On Thursday 6th March housing groups and residents from across London demonstrated outside City Hall to express their anger at Mayor Boris Johnson and over 20 UK councils participating in the MIPIM conference which is fuelling the housing crisis.
From the y a London press statement:
MIPIM is the world’s biggest property fair and will take place from 11 to 14 March in Cannes in the south of France. The fair has a €1600 entry fee per person and brings together 20,000 investors, developers, local authorities, and banks.
Boris and councillors will be meeting potential business partners in Cannes for the selling of public land and to approve ‘regeneration’ plans for more hotels, offices, luxury housing, shopping centres in UK cities.
As London councillors will be setting off for MIPIM on Thursday there will be a ‘speak-out’ of people’s difficulties in finding affordable, secure housing in the UK. This will be followed by a presentation of three reports about the disastrous impacts of corporate housing developers benefitting from lucrative public contracts. A competition is being held to bring the most ‘For Sale’ signs in protest at policy to marketise housing which makes profits for speculators, landlords and developers, and ignores the housing need of the communities experiencing ‘regeneration’.
Nic Lane from ‘Brent Housing Action’ says: “We, the people who have been affected by deals made at MIPIM by our “representatives” knew nothing of these deals until it was too late.
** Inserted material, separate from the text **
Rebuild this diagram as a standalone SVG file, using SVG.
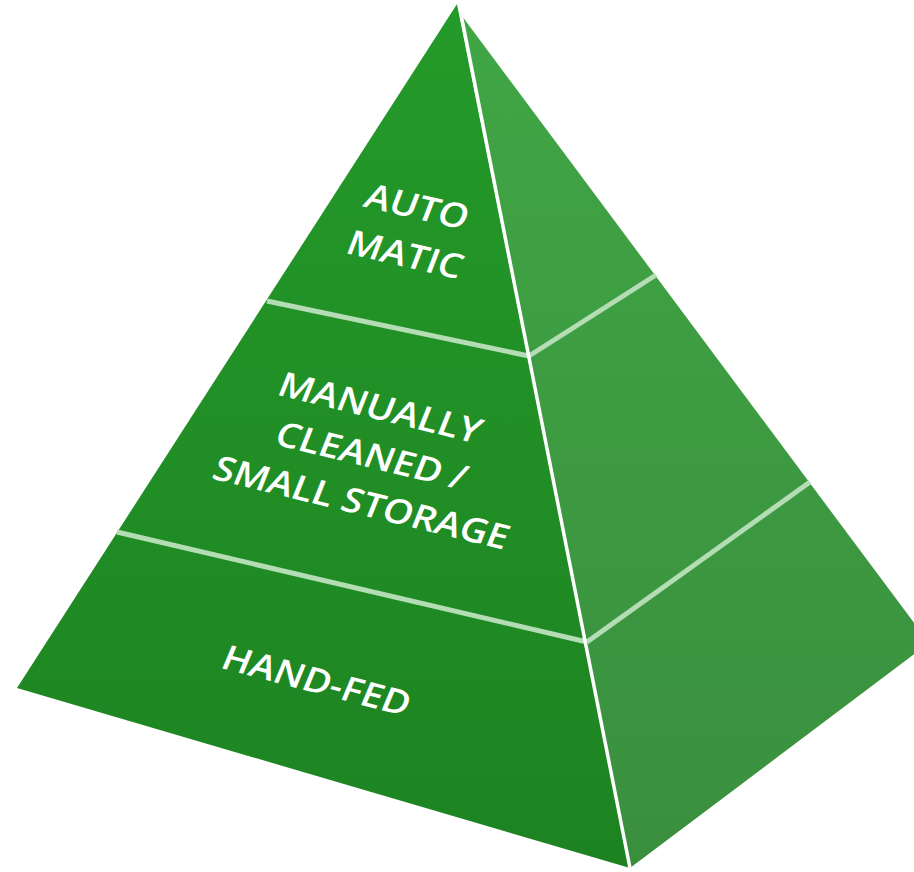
<svg xmlns="http://www.w3.org/2000/svg" width="914" height="872" viewBox="0 0 914 872">
<defs>
<linearGradient id="gl" x1="0" y1="0" x2="0" y2="1">
<stop offset="0" stop-color="#249a2a"/>
<stop offset="1" stop-color="#1d8321"/>
</linearGradient>
<linearGradient id="gr" x1="0" y1="0" x2="0" y2="1">
<stop offset="0" stop-color="#40a645"/>
<stop offset="1" stop-color="#3a8f3e"/>
</linearGradient>
<style>
.band{stroke:#b4dcb5;stroke-width:5;fill:none;stroke-linecap:butt}
.ridge{stroke:#ffffff;stroke-width:3.5;fill:none}
.lbl{font-family:"Open Sans","Liberation Sans",sans-serif;font-size:34.5px;font-weight:600;fill:#ffffff;text-anchor:middle}
</style>
</defs>
<rect width="914" height="872" fill="#ffffff"/>
<g id="face-left">
<polygon points="457,4 630,868 17,688" fill="url(#gl)"/>
</g>
<g id="face-right">
<polygon points="462,16 929,643 630,868" fill="url(#gr)"/>
</g>
<g id="bands">
<line class="band" x1="267" y1="301" x2="529" y2="356"/>
<line class="band" x1="529" y1="356" x2="656" y2="275"/>
<line class="band" x1="117" y1="532" x2="587" y2="642"/>
<line class="band" x1="587" y1="642" x2="810" y2="482"/>
<line class="ridge" x1="459" y1="4" x2="630" y2="868"/>
</g>
<g id="tier-automatic">
<text class="lbl" transform="translate(413,218) rotate(13) skewX(-8) scale(1.1,1)">AUTO</text>
<text class="lbl" transform="translate(401,266) rotate(13) skewX(-8) scale(1.1,1)">MATIC</text>
</g>
<g id="tier-manual">
<text class="lbl" transform="translate(376,419) rotate(13.7) skewX(-8) scale(1.1,1)">MANUALLY</text>
<text class="lbl" transform="translate(367,467) rotate(13.7) skewX(-8) scale(1.1,1)">CLEANED /</text>
<text class="lbl" transform="translate(357,514) rotate(13.7) skewX(-8) scale(1.1,1)">SMALL STORAGE</text>
</g>
<g id="tier-handfed">
<text class="lbl" transform="translate(312,692) rotate(14.7) skewX(-8) scale(1.1,1)">HAND-FED</text>
</g>
</svg>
Residents all over London are being forced out of their communities because of rising rents, and the building of unaffordable ‘affordable’ housing schemes to replace council housing.”
Liliana Dmitrovic of ‘People’s Republic of Southwark’ added: “We are coming to City Hall to show that our land, our cities, and our homes, will not be sold by politicians to line the pockets of developers. These are the individuals responsible for the housing crisis, and we believe that everyone deserves a decent home.”
The ‘London not for sale’ demonstration will be part of protests across Europe in response to a call from ‘European Action Coalition for the Right to Housing and the City’, which is supported in London by the ‘Radical Housing Network’.